Da dove nasce questa paradossale scissione tra economia e politica che fa dell’europeismo di Napolitano una retorica disarmata e contraddittoria? In primo luogo dalla riproposizione in toto dalla vecchia vulgata che vede il processo di integrazione come opera di solitari e lungimiranti politici (i soliti Monnet, De Gasperi, Schuman, e compagnia), di cui poi si perde non si sa come il seme. Ma il grande problema storico della mancata formazione di un politico sovranazionale, su cui la crisi attuale ci obbliga a riflettere, evoca scenari di maggiore densità.
Una miope élite
La natura delle cose, dice la quattordicesima «degnita» di Vico, la si coglie nella «guisa del loro nascimento». È la tragedia planetaria della seconda guerra mondiale (i 55 milioni di croci evocati da Piero Calamandrei, federalista irriducibile) che segna una grande cesura di massa nella storia del continente, determinando un potenziale che forse non può essere raccolto. Quella catastrofe, infatti, è anche una sconfitta dello stato nazione europeo. Ciascun vinto tratta con il vincitore le condizioni della sua rinascita. Il processo di integrazione è fin dall’inizio subordinato ad una assai più vasta rete transnazionale a direzione Usa che detiene le chiavi del potere militare (la Nato) e del potere economico (il dollaro come moneta di riserva). Quella ristretta élite europeista chiusa nella morsa della guerra fredda che la depriva di ogni influenza geopolitica non potrà mai varcare la soglia delle «solidarietà di fatto» enunciate dalla Dichiarazione del 1950. Oggi sappiamo bene che il politico, a differenza da quanto sostenuto dalla teoria funzionalista dei piccoli passi che ispira tutta la successiva costruzione europea, non nasce mai, e non può nascere, come superfetazione dell’economico.
Il crollo dell’Urss, unitamente alla fine di Bretton Woods, riapre indubbiamente i giochi. Ma la strada del politico sovranazionale è ora tassativamente sbarrata dalla scelta di rimettere ai mercati un potere illimitato di comando nel governo dell’economia. Napolitano non dice che il federalismo di Altiero Spinelli è nuovamente stroncato negli anni Ottanta dalla politica di Jacques Delors che con l’Atto unico mette definitivamente in costituzione «le quattro libertà». La scelta immediatamente successiva della moneta senza stato è il frutto di una cultura subalterna che torna a relegare nel dimenticatoio la natura strutturalmente ciclica dello sviluppo capitalistico e si immagina un’Europa come somma di economie in concorrenza tra loro nel rispetto di regole che avvantaggiano solo il più forte. Quando nel vivo della crisi la questione della dimensione federale si ripropone ancora una volta nella forma di un inizio di fiscalità comune, Angela Merkel è tassativa: «Fintanto che ci sarò io non ci saranno eurobond».

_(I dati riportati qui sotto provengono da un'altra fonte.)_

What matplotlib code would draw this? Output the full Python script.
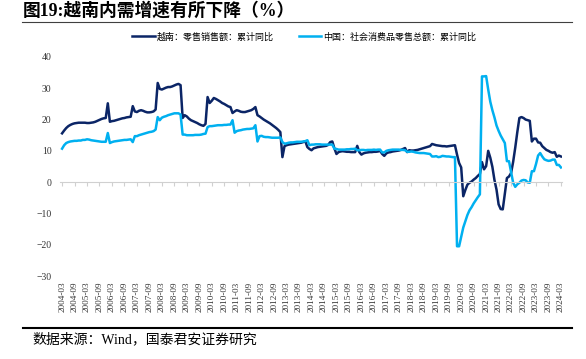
import numpy as np
import pandas as pd
import matplotlib
matplotlib.use("Agg")
import matplotlib.pyplot as plt
from matplotlib.lines import Line2D

# monthly cumulative yoy (%), 2004-03 .. 2024-03
months = pd.period_range("2004-03", "2024-03", freq="M")

vietnam_yoy = [
    15.6, 16.5, 17.3, 17.9, 18.3, 18.6, 18.8, 18.9, 19.0, 19.0,              # 2004 (Mar-Dec)
    19.0, 19.0, 18.9, 18.9, 19.0, 19.1, 19.3, 19.6, 19.9, 20.2, 20.4, 20.5,  # 2005
    25.2, 19.3, 19.5, 19.6, 19.8, 20.0, 20.2, 20.4, 20.5, 20.7, 20.8, 20.9,  # 2006
    24.3, 22.6, 22.4, 22.8, 23.0, 22.8, 22.5, 22.3, 22.3, 22.4, 22.6, 23.2,  # 2007
    31.7, 29.8, 29.6, 29.9, 30.2, 30.4, 30.4, 30.6, 30.9, 31.2, 31.4, 31.0,  # 2008
    20.5, 21.4, 21.0, 20.3, 19.8, 19.5, 19.2, 18.9, 18.5, 18.2, 18.0, 18.6,  # 2009
    27.2, 25.3, 26.0, 26.9, 26.6, 26.2, 25.8, 25.3, 25.0, 24.6, 24.2, 24.0,  # 2010
    22.1, 22.6, 23.0, 22.8, 22.5, 22.4, 22.4, 22.6, 22.8, 23.0, 23.4, 24.0,  # 2011
    21.4, 21.0, 20.5, 20.0, 19.6, 19.2, 18.8, 18.3, 17.8, 17.3, 16.7, 16.0,  # 2012
    8.0, 11.5, 11.8, 12.0, 12.1, 12.2, 12.3, 12.4, 12.5, 12.6, 12.8, 13.1,   # 2013
    11.2, 10.6, 10.2, 10.8, 11.0, 11.2, 11.3, 11.4, 11.5, 11.6, 11.9, 12.8,  # 2014
    13.0, 10.8, 9.0, 9.6, 9.8, 9.9, 9.8, 9.7, 9.7, 9.6, 9.6, 9.6,           # 2015
    11.6, 9.6, 8.8, 9.2, 9.4, 9.5, 9.6, 9.6, 9.7, 9.7, 9.8, 10.0,           # 2016
    9.0, 8.4, 9.2, 9.5, 9.6, 9.8, 9.9, 10.0, 10.1, 10.3, 10.6, 10.9,        # 2017
    9.6, 10.2, 10.1, 10.1, 10.2, 10.3, 10.5, 10.7, 10.9, 11.1, 11.3, 11.5,  # 2018
    12.2, 12.0, 11.8, 11.7, 11.6, 11.5, 11.5, 11.4, 11.5, 11.6, 11.7, 11.8,  # 2019
    8.8, 6.1, 4.7, -4.5, -2.5, -0.8, -0.2, 0.2, 0.8, 1.3, 2.0, 2.6,         # 2020
    6.4, 4.1, 5.1, 10.0, 7.8, 4.9, 0.7, -2.4, -7.1, -8.6, -8.7, -3.8,       # 2021
    1.3, 1.8, 2.9, 6.5, 11.0, 16.0, 20.5, 20.8, 20.5, 20.0, 19.8, 19.6,     # 2022
    13.0, 13.9, 13.9, 12.7, 12.6, 11.5, 10.9, 10.3, 10.0, 9.6, 9.4, 9.6,    # 2023
    8.1, 8.5, 8.2,                                                           # 2024
]

china_yoy = [
    10.7, 11.8, 12.5, 12.8, 13.0, 13.1, 13.2, 13.2, 13.3, 13.3,              # 2004 (Mar-Dec)
    13.5, 13.5, 13.7, 13.6, 13.4, 13.3, 13.2, 13.1, 13.0, 12.9, 12.9, 12.9,  # 2005
    15.7, 12.5, 12.8, 13.0, 13.1, 13.2, 13.3, 13.4, 13.5, 13.5, 13.6, 13.7,  # 2006
    12.8, 14.7, 14.7, 15.0, 15.2, 15.4, 15.6, 15.8, 16.0, 16.1, 16.3, 16.8,  # 2007
    20.8, 19.8, 20.6, 20.9, 21.1, 21.4, 21.6, 21.8, 22.0, 22.0, 22.0, 21.6,  # 2008
    15.2, 15.2, 15.0, 15.0, 15.0, 15.0, 15.1, 15.1, 15.1, 15.2, 15.4, 15.5,  # 2009
    17.6, 17.9, 17.9, 18.0, 18.1, 18.2, 18.2, 18.2, 18.3, 18.3, 18.4, 18.4,  # 2010
    19.8, 15.8, 16.3, 16.5, 16.6, 16.8, 16.9, 17.0, 17.0, 17.1, 17.2, 18.2,  # 2011
    13.0, 14.7, 14.8, 14.5, 14.4, 14.4, 14.3, 14.2, 14.2, 14.2, 14.2, 14.3,  # 2012
    12.8, 12.3, 12.4, 12.6, 12.7, 12.7, 12.8, 12.9, 12.9, 12.9, 13.0, 13.1,  # 2013
    13.4, 11.8, 12.0, 12.0, 12.1, 12.1, 12.1, 12.0, 12.0, 12.0, 12.0, 12.0,  # 2014
    12.0, 10.7, 10.6, 10.4, 10.4, 10.4, 10.4, 10.5, 10.5, 10.6, 10.6, 10.7,  # 2015
    10.2, 10.2, 10.3, 10.3, 10.2, 10.3, 10.3, 10.3, 10.4, 10.3, 10.4, 10.4,  # 2016
    9.5, 9.5, 10.0, 10.2, 10.3, 10.4, 10.4, 10.4, 10.4, 10.3, 10.3, 10.2,   # 2017
    9.7, 9.7, 9.8, 9.7, 9.5, 9.4, 9.3, 9.3, 9.3, 9.2, 9.1, 9.0,             # 2018
    8.2, 8.2, 8.3, 8.0, 8.1, 8.4, 8.3, 8.2, 8.2, 8.1, 8.0, 8.0,             # 2019
    -20.5, -20.5, -17.5, -14.5, -12.5, -10.5, -9.0, -8.0, -6.8, -5.8, -4.8, -3.9,  # 2020
    33.8, 33.8, 33.9, 29.6, 25.7, 23.0, 20.7, 18.1, 16.4, 14.9, 13.7, 12.5,  # 2021
    6.7, 6.7, 3.3, -0.2, -1.5, -0.7, -0.2, 0.5, 0.7, 0.6, -0.1, -0.2,       # 2022
    3.5, 3.5, 5.8, 8.5, 9.3, 8.2, 7.3, 7.0, 6.8, 6.9, 7.2, 7.2,             # 2023
    5.5, 5.5, 4.7,                                                           # 2024
]

tick_labels = [m.strftime("%Y-%m") for m in months[::6]]

plt.rcParams["font.family"] = ["Liberation Serif", "Noto Sans CJK SC"]
plt.rcParams["axes.unicode_minus"] = True

navy = "#0B2566"
cyan = "#00B0F0"

fig = plt.figure(figsize=(5.86, 3.59), dpi=100)
ax = fig.add_axes([60 / 586, 1 - 276 / 359, 502 / 586, 219 / 359])

x = np.arange(len(months))
ax.plot(x, vietnam_yoy, color=navy, lw=1.8, label="越南：零售销售额：累计同比")
ax.plot(x, china_yoy, color=cyan, lw=1.8, label="中国：社会消费品零售总额：累计同比")

ax.set_xlim(-1, 240.5)
ax.set_ylim(-30, 40)
ax.set_yticks(range(-30, 41, 10))
ax.tick_params(axis="y", length=0, pad=6, labelsize=7, labelcolor="#333333")

for side in ["top", "right", "left"]:
    ax.spines[side].set_visible(False)
ax.spines["bottom"].set_position(("data", 0))
ax.spines["bottom"].set_color("#D0D0D0")
ax.spines["bottom"].set_linewidth(0.8)
ax.set_xticks(x[::6])
ax.tick_params(axis="x", direction="out", length=3, color="#D0D0D0", labelbottom=False)

# labels sit at the bottom of the plot, not on the zero line
sec = ax.secondary_xaxis(0)
sec.set_xticks(x[::6], labels=tick_labels)
sec.tick_params(axis="x", length=0, pad=4, labelsize=6.6, labelrotation=90, labelcolor="#333333")
sec.spines["bottom"].set_visible(False)

fig.legend(loc="center", bbox_to_anchor=(0.519, 1 - 37 / 359), ncol=2, frameon=False,
           fontsize=6.5, handlelength=2.5, handletextpad=0.2, columnspacing=2.8)

fig.text(23 / 586, 1 - 11 / 359, "图19:越南内需增速有所下降（%）", fontsize=12.8,
         fontweight="bold", ha="left", va="center")
fig.add_artist(Line2D([22 / 586, 572 / 586], [1 - 22 / 359] * 2, color="#404040", lw=0.8,
                      transform=fig.transFigure))
fig.add_artist(Line2D([23 / 586, 572 / 586], [1 - 328 / 359] * 2, color="black", lw=1.5,
                      transform=fig.transFigure))
fig.text(32 / 586, 1 - 339 / 359, "数据来源：Wind，国泰君安证券研究", fontsize=10,
         ha="left", va="center")

fig.savefig("out.png", dpi=100)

E allora: come si può essere per un potere federale e difendere nello stesso tempo una politica che respinge in via di principio qualsiasi forma di controllo della libertà dei mercati? Napolitano esce dalle pagine di questo libro come un’incarnazione vivente di quella che Gramsci chiama «coscienza contraddittoria», costruita su una convivenza di posizioni tra loro incongrue e contraddittorie che rende chimerica qualsiasi pretesa di governo dei processi in atto. Da un lato tanti buoni pensieri sull’Europa e la retorica democratica che è stata propria della sinistra italiana. Dall’altro pieno appoggio ad una agenda pesantemente conservatrice che si muove in direzione simmetricamente opposta a quei propositi.
L’austerità anticipata
Ad una analisi fondata sull’ossimoro Napolitano è, in realtà, avvezzo fin dalla fine degli anni Settanta, quando convinse sé e il partito di cui era dirigente che la soluzione riformista della crisi allora in atto doveva prendere le mosse dal contenimento dei salari e dal rilancio dei profitti suggerito dalla Confindustria di Guido Carli. Si trattava di una geniale anticipazione di quella che sarà negli anni Novanta la linea di tutta la sinistra europea, Gerhard Schroeder in testa. Il problema, tuttavia, va ben oltre la biografia del presidente emerito e investe il lungo e non ancora concluso processo di svuotamento della sinistra italiana (ma la scala è appunto continentale), sempre più dilacerata tra il suo credo storico, con il quale continua a legittimarsi nel paese, anche se in misura sempre minore, e scelte di governo volta a volta totalmente difformi. Forse che proprio la cronaca di questi giorni non sta a dimostrare come anche lo statista di Rignano sull’Arno incoronato da Napolitano sia consapevole di poter sopravvivere politicamente, ad onta di una linea di governo nettamente antipopolare, solo a patto di avvalersi del consenso e della collaborazione dei quadri e degli insediamenti territoriali del vecchio Pci?